Object Manipulation of the Variable Topology Truss system

TL;DR

This paper introduces a hybrid control framework for the Variable Topology Truss system, enabling reliable object manipulation by regulating position and force simultaneously through sensor feedback and static modeling.

Contribution

It presents a novel control strategy that combines force and position regulation for the VTT system, addressing previous gaps in manipulation strategy research.

Findings

The control framework achieves accurate force and position tracking.

Experimental validation on single modules and full system demonstrates effectiveness.
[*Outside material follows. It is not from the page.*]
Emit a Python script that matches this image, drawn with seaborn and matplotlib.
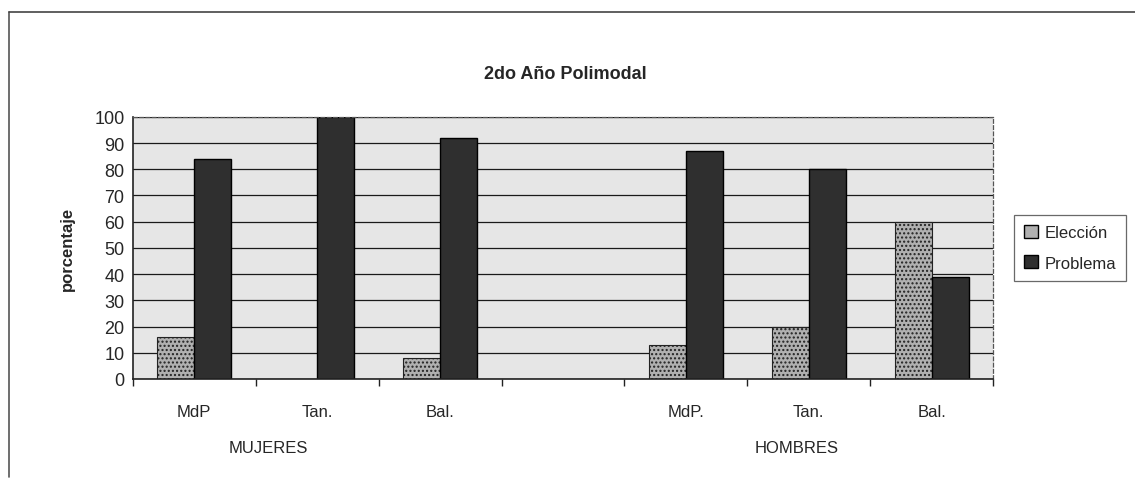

Object manipulation is reliably performed with the proposed method.

Abstract

This paper presents an object manipulation strategy for the Variable Topology Truss (VTT) system, a truss robot that comprises actuated truss members connected by passive spherical joints. Although truss robots were originally proposed as rapidly deployable manipulators, manipulation strategy has not been studied thoroughly. To enable manipulation, we introduce a hybrid control framework that regulates position and force concurrently without explicit decoupling. At the actuator level, each member employs a sensor-based force feedback controller to generate the desired axial forces despite high actuator friction. At the task level, the forces applied at the end-effector nodes are produced by computing the required member forces using a static model of the VTT. We evaluate force-tracking performance through experiments on both a single member module and the full VTT system. Finally, we demonstrate object manipulation using two representative configurations and quantitatively assess combined position and force tracking performance. Experimental results confirm that the proposed approach enables consistent and reliable object manipulation with the VTT system.